March 30, 2016

A RUN OF THE MILL MALTHUSIAN:

Prominent MIT economist and dean Lester Thurow dies at 77 : Scholar and public intellectual examined globalization and its consequences. (Peter Dizikes, 3/30/16,  MIT News Office )

The influential MIT economist and public intellectual Lester Thurow, whose work addressed the many consequences of an increasingly global economy, died on Friday at his home in Westport, Massachusetts. Thurow, who also served as dean of the MIT Sloan School of Management, was 77 years old. [...]

In many years of engagement with the public and government officials -- and in a series of bestselling books -- Thurow advocated a distinctive set of policy ideas that defied simple political labeling.

He was just lucky that there are no consequences for intellectuals when everything they say turns out to be wrong, Zero-Sum Fallacies (Rich Karlgaard)


At the dawn of the U.S. economic boom in 1980 MIT economist Lester C. Thurow looked backward into the dark night. He called his sad new book The Zero-Sum Society: Distribution and the Possibilities for Economic Change. Here is a description on Amazon:

"Interpreting macroeconomics as a zero-sum game, Thurow proposes that the American economy will not solve its most trenchant problems-inflation, slow economic growth, the environment-until the political economy can support, in theory and in practice, the idea that certain members of society will have to bear the brunt of taxation and other government-sponsored economic actions."

That yawner of a 58-word sentence gives you the flavor of the book. Nevertheless, the famed Harvard economist John Kenneth Galbraith called Zero-Sum Society "an extraordinarily good and lucid examination of current economic difficulties." Galbraith was wrong about prose and prophecy. It was a horrible book and a crimped way of looking at economics and the human spirit. President Ronald Reagan neglected to read it. One assumes the founders and backers of Apple, Sun Microsystems, Microsoft, Dell, Oracle, Cisco, Palm, Yahoo and Google passed on it, too.

Zero-sum implies no net progress in human affairs. The facts scream otherwise. Global production in 2006 amounted to $66 tril-lion, or $10,200 per person. Two hundred years ago per capita income was about $300. Five thousand years ago it was equivalent to $200. For the mass of mankind there was no detectable economic progress for 4,800 years. Then came the Industrial Revolution with its hockey-stick curve in income and life span.

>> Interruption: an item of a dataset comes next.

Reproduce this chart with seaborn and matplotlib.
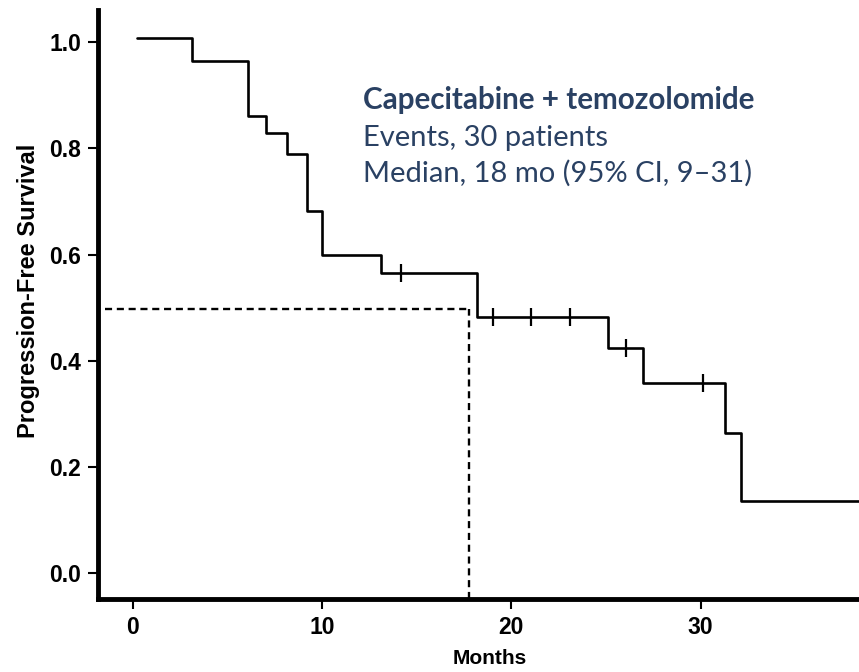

Yet the zero-sum myth lives on. Like a retrovirus it burrows and hides and waits. In 1968 it popped up in the form of a bestselling book by Paul R. Ehrlich entitled The Population Bomb. As investor Gary Alexander recounted in a recent speech: "[Ehrlich] opened famously by saying, 'The battle to feed [all of] humanity is over. In the 1970s and 1980s hundreds of millions of people will starve to death in spite of any crash programs embarked upon now.' Writing in Ramparts magazine, Ehrlich went even further, 'Millions of people will soon perish in smog disasters in New York and Los Angeles … the oceans will die of DDT poisoning by 1979 … the U.S. life expectancy will drop to 42 years by 1980, due to cancer epidemics.' Hepatitis and dysentery would sweep America by 1980 and nearly all of us would wear gas masks. Over 65 million Americans would starve in the 1980s, leaving only 22.6 million starved Americans alive in 1990."

Then, to Ehrlich's apparent dismay, the inventive human spirit intervened.

While Ehrlich was gnashing his teeth, Alexander writes, "Dr. Norman Borlaug was launching the Green Revolution, which has managed to feed billions more people on moderately more arable soil than in the 1960s. Instead of starving against our will, millions of us are trying to starve voluntarily-by dieting. Food is far cheaper, relative to the overall growth of the cost of living, than in the 1960s. From 1977 to 1994 food costs fell 77% in real terms."